Sur ce dernier point, la position libérale nous semble plus pertinente que certaines " déclarations humanistes " contemporaines selon lesquelles il serait possible de gouverner le social et l'économique, de faire échec à la violence essentielle, de construire un monde sans violence (13). La violence étant de nature mimétique, c'est-à-dire humaine, on ne peut que la gérer, certainement pas la supprimer. Pour la gérer, il faudra forcément avoir recours à un mécanisme sacrificiel, c'est-à-dire à une autre violence. Et pour que cette dernière soit efficace, il faudra qu'elle soit perçue comme extérieure, comme " sacrée " (violence pure).

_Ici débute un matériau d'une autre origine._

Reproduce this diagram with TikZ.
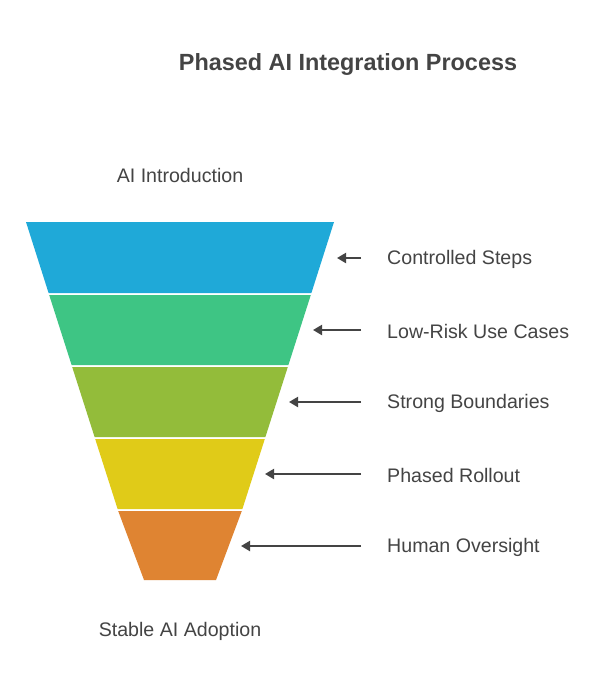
\documentclass[tikz,border=0pt]{standalone}
\usepackage{fontspec}
\setmainfont{Liberation Sans}
\usetikzlibrary{arrows.meta}
\definecolor{txt}{HTML}{444444}
\definecolor{c1}{HTML}{1FA9D8}
\definecolor{c2}{HTML}{3EC584}
\definecolor{c3}{HTML}{93BC3A}
\definecolor{c4}{HTML}{E0CB18}
\definecolor{c5}{HTML}{DF8432}
\tikzset{
  lbl/.style={font=\fontsize{19.6}{22}\selectfont, text=txt, inner sep=0pt},
  side/.style={lbl, anchor=west},
  ptr/.style={draw=txt, line width=2pt, -{Triangle[length=9pt,width=10pt]}},
}
\begin{document}
\begin{tikzpicture}[x=1pt,y=-1pt]
\useasboundingbox[fill=white] (0,0) rectangle (592,690);
\node[font=\fontsize{23.4}{26}\selectfont\bfseries, text=txt] (title) at (348,64.5) {Phased AI Integration Process};
\node[lbl] (top) at (180,175.5) {AI Introduction};
\node[lbl] (bot) at (180,631.5) {Stable AI Adoption};
% funnel layers
\fill[c1] (26,222) -- (334,222) -- (311.4,293) -- (48.6,293) -- cycle;
\fill[c2] (49.2,295) -- (310.8,295) -- (288.4,365) -- (71.6,365) -- cycle;
\fill[c3] (72.2,367) -- (287.8,367) -- (265.4,437) -- (94.6,437) -- cycle;
\fill[c4] (95.2,439) -- (264.8,439) -- (242.4,509) -- (117.6,509) -- cycle;
\fill[c5] (118.2,511) -- (241.8,511) -- (216,580) -- (144,580) -- cycle;
% arrow tips
\coordinate (a1) at (337,258); \coordinate (a2) at (313,330); \coordinate (a3) at (289,402);
\coordinate (a4) at (265,474); \coordinate (a5) at (241,546);
\node[side] (s1) at (387,259.5) {Controlled Steps};
\node[side] (s2) at (387,331.5) {Low-Risk Use Cases};
\node[side] (s3) at (387,403.5) {Strong Boundaries};
\node[side] (s4) at (387,475.5) {Phased Rollout};
\node[side] (s5) at (387,547.5) {Human Oversight};
\foreach \i/\y in {1/258,2/330,3/402,4/474,5/546}{
  \draw[ptr] (361,\y) -- (a\i);
}
\end{tikzpicture}
\end{document}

L'ordre nécessite la présence d'un mécanisme sacrificiel et l'efficacité de ce dernier est conditionnée par l'interprétation erronée des individus [méconnaissance].

Les phénomènes économiques comme les phénomènes sociaux sont de nature sacrificielle et mimétique. Les hommes ne se rendent pas compte qu'ils auto-produisent l'extériorité qui leur est nécessaire pour parvenir à vivre ensemble. Nécessaire, car elle leur fait croire qu'il existe des règles sociales ou une loi de marché " transcendantes ", extérieures. Selon nous, s'il apparaît impossible d'extirper cet extériorité du politique ou de l'économique, c'est parce que ces derniers découlent du religieux, figure emblématique de cette extériorité.

Note (13) : Nous considérons qu'il existe aujourd'hui, notamment dans la classe politique, une trop forte tendance à croire qu'il serait possible par une action cohérente de maîtriser le social ou l'économique, de les gouverner. Cette idée est dangereuse, voire effrayante. Le totalitarisme n'a-t-il pas essayé de la mettre en pratique ? Il a utilisé l'arme du politique pour imposer sa conception de l'ordre ... Il est illusoire de croire que l'on puisse gouverner et maîtriser le social et l'économique. La société est un automate complexe.